Et quand cette même nuit le feu se déclare chez la veuve Bernard et que les voisins l’appellent et crient : “ Au feu ! Au secours ! ” lui, le plus proche voisin et le plus proche parent, s’enferme et ne reparaît qu’un quart d’heure après… Du reste il ne nie rien. Le second incendie, c’est lui qui en est l’auteur, ainsi que du premier et des deux autres qui suivirent.

Le Président. — Alors vous ne voulez pas dire pourquoi vous vous les avez allumés ?

L’accusé. — Mon Président, je vous dis que j’avais aucun motif.

— C’est vraiment fâcheux qu’il avait ce goût-là, dit la veuve. Autrement on n’avait pas à se plaindre de son travail.

Appelé à témoigner, le médecin assermenté nous parle de l’étrange soulagement, de la détente que Bernard lui a dit avoir éprouvés après avoir bouté le feu.

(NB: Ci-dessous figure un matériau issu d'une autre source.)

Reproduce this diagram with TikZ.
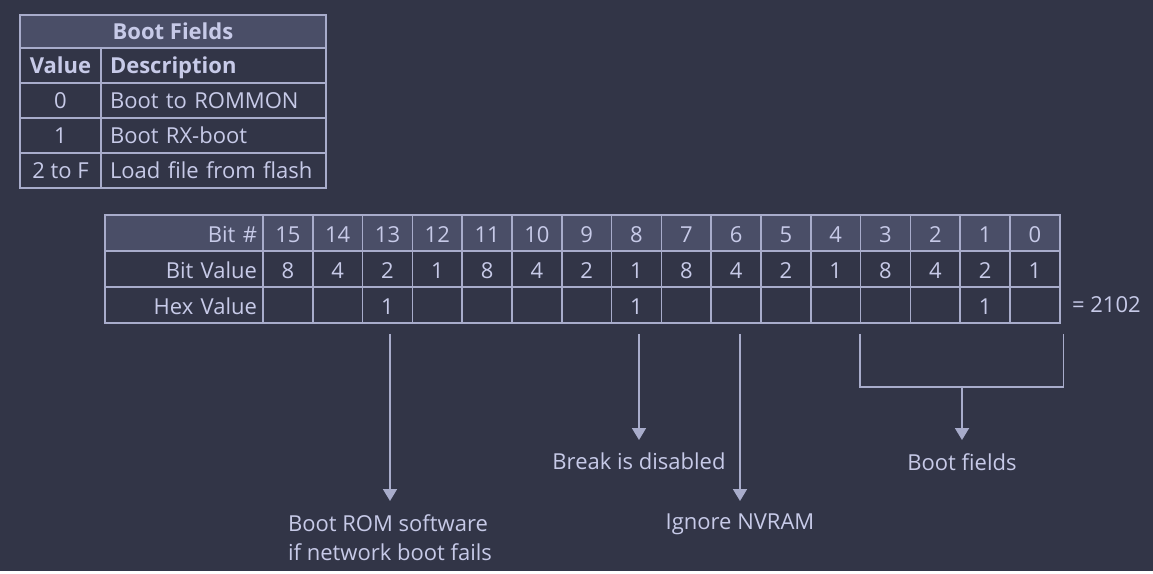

Il lui a avoué, du reste, n’avoir plus éprouvé la même détente après les incendies suivants, “ de sorte qu’il avait regretté ”.

J’eusse été curieux de savoir si cette étrange satisfaction du boute-feu et cette détente n’avaient aucune relation avec la jouissance sexuelle ; mais malgré que je sois du jury, je n’ose poser la question, craignant qu’elle ne paraisse saugrenue.

  1. Hier déjà nous avions vu comparaître une enfant ; une fillette à peu près du même âge que celle-ci, et flanquée de sa mère également. Mais, certes, leur aspect plaidait en faveur de l’accusé et a beaucoup contribué, je suppose, à son acquittement. La mère avait un air de macquerelle, et tandis que le coupable sanglotait de honte sur le banc des accusés, la “ victime ” avançait très résolument vers la Cour. Comme elle tournait le dos au public, je ne pouvais voir son visage, mais les premiers mots que lui dit le Président, après que, pour l’avoir plus près de son oreille, il eût fait monter la petite sur une chaise : “ Voyons ! ne riez pas, mon enfant, ” éclairèrent suffisamment le jury. Et encore : — Vous avez crié ? — Non, Monsieur, — Pourquoi, à l’instruction, avez-vous dit que vous aviez crié ? — Parc’que j’m’étais trompée.